Andrew Stout and his wife Wendy Munroe own Full Circle Farm. Stout said the benefits of planting on Meadowbrook are two-fold. By turning the soil and growing in it, they are replenishing the land and adding nutrients to it. Also, Full Circle is supplying food banks with something they rarely see – organic produce.

“This is an opportunity for them to get something that is really a healthy, good, grade-A product,” Stout said. “I think when it all comes together, it’ll be a win-win situation for everybody.

Full Circle is hoping to strike another deal with Meadowbrook for next year’s growing season, but no arrangements have been made as of yet.

“We want them to know it is a valuable resource for the community,” Ewer said.

The Meadowbrook Farm Preservation Association, the citizen group that looks over the farm, wants to give back to the community by celebrating the culture of the area.
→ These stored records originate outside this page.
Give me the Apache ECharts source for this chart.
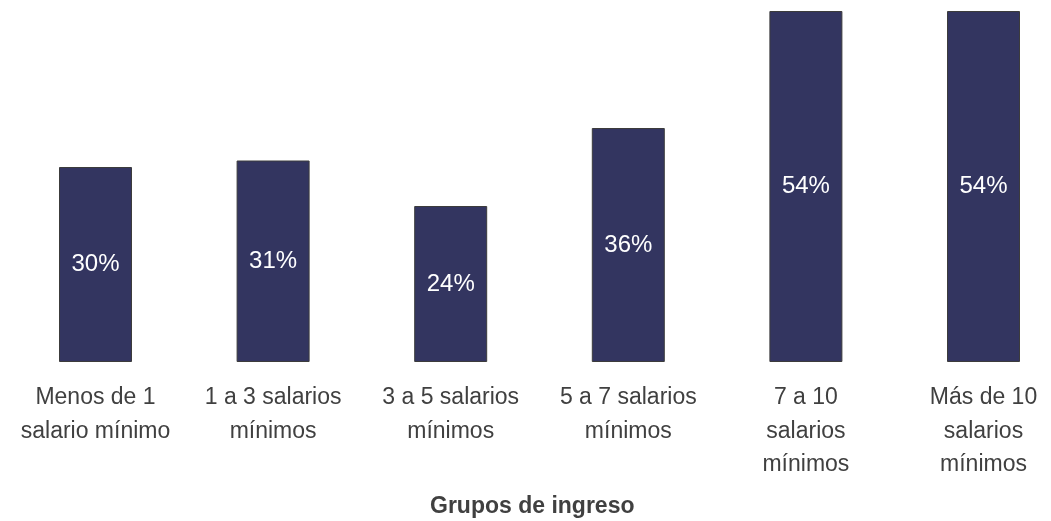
<!DOCTYPE html>
<html>
<head>
<meta charset="utf-8">
<script src="https://cdn.jsdelivr.net/npm/echarts@6/dist/echarts.min.js"></script>
<style>
  html, body { margin: 0; padding: 0; background: #ffffff; }
  #chart { width: 1051px; height: 521px; }
</style>
</head>
<body>
<div id="chart"></div>
<script>
// Income groups and the share for each one (percent)
const categories = [
  'Menos de 1\nsalario mínimo',
  '1 a 3 salarios\nmínimos',
  '3 a 5 salarios\nmínimos',
  '5 a 7 salarios\nmínimos',
  '7 a 10\nsalarios\nmínimos',
  'Más de 10\nsalarios\nmínimos'
];
const values = [30, 31, 24, 36, 54, 54];
const axisTitle = 'Grupos de ingreso';

const FONT = '"Liberation Sans", Arial, Helvetica, sans-serif';
const TEXT = '#404040';

const chart = echarts.init(document.getElementById('chart'));
chart.setOption({
  animation: false,
  backgroundColor: '#ffffff',
  // bars sit on the category ticks, first and last at the grid edges
  grid: { left: 95.5, right: 67.5, top: 11, bottom: 159, containLabel: false },
  xAxis: {
    type: 'category',
    data: categories,
    boundaryGap: false,
    axisLine: { show: false },
    axisTick: { show: false },
    axisLabel: {
      interval: 0,
      margin: 19,
      color: TEXT,
      fontFamily: FONT,
      fontSize: 23,
      lineHeight: 33.5
    }
  },
  yAxis: {
    type: 'value',
    min: 0,
    max: 54,
    show: false,
    splitLine: { show: false }
  },
  series: [{
    type: 'bar',
    data: values,
    barWidth: 73,
    clip: false,
    itemStyle: { color: '#333560', borderColor: '#3c3c3c', borderWidth: 1 },
    label: {
      show: true,
      position: 'inside',
      formatter: '{c}%',
      color: '#ffffff',
      fontFamily: FONT,
      fontSize: 24
    }
  }],
  graphic: [{
    type: 'text',
    left: 430,
    top: 495,
    style: {
      text: axisTitle,
      fill: TEXT,
      font: 'bold 23px ' + FONT
    }
  }]
});
</script>
</body>
</html>
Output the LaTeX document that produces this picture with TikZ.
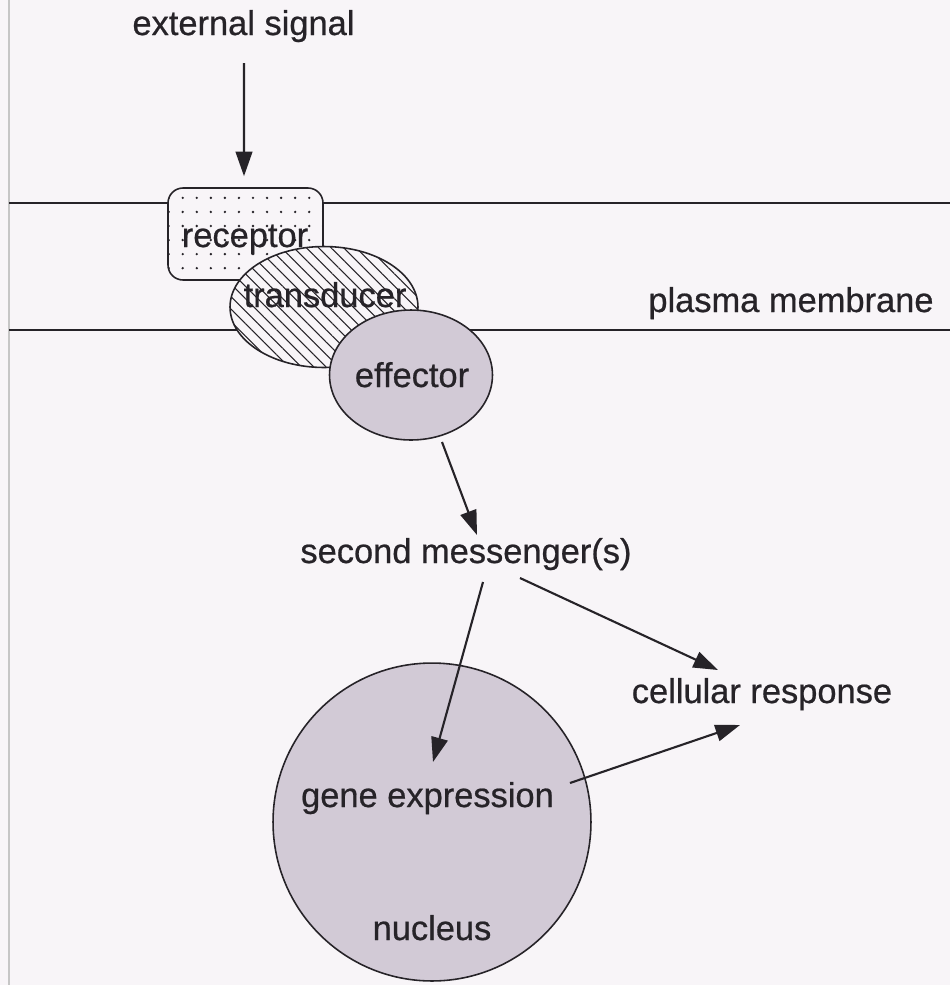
\documentclass[tikz,border=0pt]{standalone}
\usepackage{fontspec}
\setmainfont{Liberation Sans}[FakeBold=0.6]
\usetikzlibrary{shapes.geometric,patterns.meta,arrows.meta,calc}
\definecolor{paper}{RGB}{248,245,248}
\definecolor{ink}{RGB}{38,35,40}
\definecolor{mauve}{RGB}{210,202,214}
\begin{document}
\begin{tikzpicture}[x=0.02cm,y=-0.02cm]\fontsize{19.6}{23}\selectfont
      \tikzstyle{txt}=[anchor=base,inner sep=0pt,text=ink]
      \tikzstyle{wall}=[ink,line width=1.1pt]
      \tikzstyle{arr}=[ink,line width=1.2pt,-{Triangle[length=14pt,width=9.5pt]}]
      \tikzstyle{body}=[draw=ink,line width=0.9pt,inner sep=0pt]
      \tikzstyle{grain}=[fill=mauve]
      \fill[paper] (0,0) rectangle (950,985);
      \useasboundingbox (0,0) rectangle (950,985);
      \draw[gray!45,line width=1.2pt] (9,0) -- (9,985);
      \draw[wall] (9,203) -- (950,203);
      \draw[wall] (9,330) -- (950,330);
      \node[body,rectangle,rounded corners=0.3cm,minimum width=3.1cm,minimum height=1.84cm,fill=paper,
        postaction={pattern={Dots[distance=8pt,radius=0.75pt]},pattern color=ink}] (rec) at (245.5,234) {};
      \node[body,ellipse,minimum width=3.76cm,minimum height=2.42cm,fill=paper,
        postaction={pattern={Lines[angle=-45,distance=5pt,line width=0.6pt]},pattern color=ink}] (trans) at (324,307) {};
      \node[body,ellipse,grain,minimum width=3.26cm,minimum height=2.6cm] (eff) at (411,375) {};
      \node[body,circle,grain,minimum size=6.36cm] (nuc) at (432,822) {};
      \node[txt] (sig) at (243.5,35) {external signal};
      \node[txt] (rectxt) at (245,247) {receptor};
      \node[txt] (transtxt) at (325,307) {transducer};
      \node[txt] (pm) at (791,312) {plasma membrane};
      \node[txt] (efftxt) at (412,387) {effector};
      \node[txt] (msg) at (466,563) {second messenger(s)};
      \node[txt] (resp) at (762,703) {cellular response};
      \node[txt] (gene) at (427.5,807) {gene expression};
      \node[txt] (nuctxt) at (432,940) {nucleus};
      \draw[arr] ($(sig.base)+(0.5,28)$) -- ($(rec.north)+(-1.5,-11)$);
      \draw[arr] ($(eff.center)+(31,67)$) -- ($(msg.base)+(11,-28)$);
      \draw[arr] ($(msg.base)+(17,19)$) -- ($(gene.base)+(5.5,-45)$);
      \draw[arr] ($(msg.base)+(54,15)$) -- ($(resp.base)+(-44,-33)$);
      \draw[arr] ($(gene.base)+(142.5,-24)$) -- ($(resp.base)+(-22,22)$);
\end{tikzpicture}
\end{document}
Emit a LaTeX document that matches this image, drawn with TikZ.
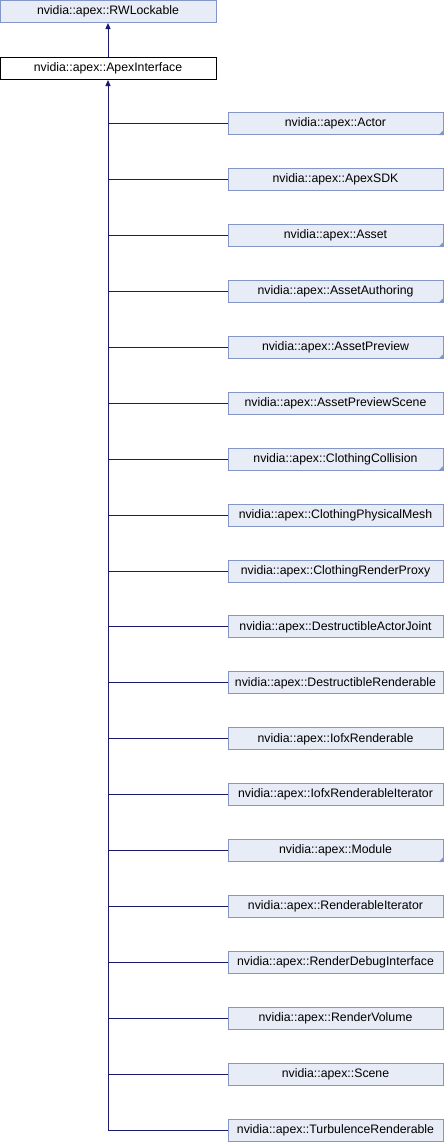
\documentclass[tikz,border=0pt]{standalone}
\usepackage{fontspec}
\setmainfont{Liberation Sans}
\usetikzlibrary{arrows.meta, positioning}
\definecolor{boxfill}{HTML}{E8ECF6}
\definecolor{boxline}{HTML}{8496C8}
\definecolor{edgeblue}{HTML}{191970}

\begin{document}
\begin{tikzpicture}[x=1pt, y=-1pt,
  cls/.style={draw=boxline, fill=boxfill, line width=1pt, minimum width=215pt,
    minimum height=22pt, inner sep=0pt, font=\fontsize{12.3}{14}\selectfont},
  edge/.style={draw=edgeblue, line width=1pt},
  tip/.style={-{Triangle[length=6pt, width=5pt]}}]
  \useasboundingbox (0,0) rectangle (444,1144);
  % base classes
  \node[cls, minimum width=216pt] (rw) at (108,11.5) {nvidia::apex::RWLockable};
  \node[cls, draw=black, fill=white, minimum width=216pt] (iface) at (108,68.5) {nvidia::apex::ApexInterface};
  \draw[edge, tip] (iface.north) -- (rw.south);
  % derived classes
  \foreach \n/\name/\more [count=\i from 0] in {
      actor/Actor/1, sdk/ApexSDK/0, asset/Asset/1, authoring/AssetAuthoring/1,
      preview/AssetPreview/1, previewscene/AssetPreviewScene/0,
      collision/ClothingCollision/1, physmesh/ClothingPhysicalMesh/0,
      proxy/ClothingRenderProxy/0, joint/DestructibleActorJoint/0,
      destr/DestructibleRenderable/0, iofx/IofxRenderable/0,
      iofxiter/IofxRenderableIterator/0, module/Module/1,
      renditer/RenderableIterator/0, debug/RenderDebugInterface/0,
      volume/RenderVolume/0, scene/Scene/0, turb/TurbulenceRenderable/0} {
    \node[cls] (\n) at (335.5,123.5+55.94*\i) {nvidia::apex::\name};
    \ifnum\more=1
      \fill[boxline] (\n.south east) -- ++(-5,0) -- ++(5,-5) -- cycle;
    \fi
    \draw[edge] (\n.west) -- (\n.west -| iface.south);
  }
  \draw[edge, tip] (turb.west -| iface.south) -- (iface.south);
\end{tikzpicture}
\end{document}
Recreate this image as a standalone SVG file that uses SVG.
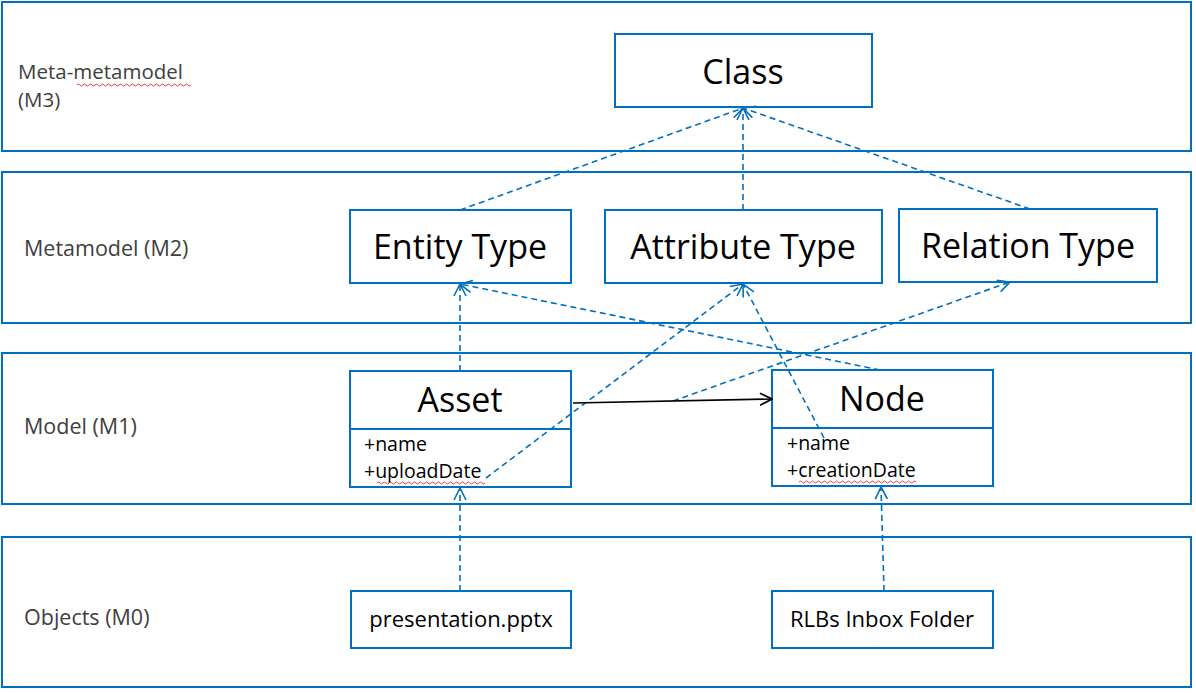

The farm’s long-anticipated interpretive center should be open for Greenway Discovery Days this June 11 and 12. Association member Mary Norton said the group is just waiting for some grant money from the state to finish the project.

The association was recently awarded another grant that will cover the costs of finishing the center, but that money is pending in the state’s final budget and won’t be released until spring.

“The June date is what we’re aiming for,” Norton said. “We hope to run some classes and have activities over the summer.”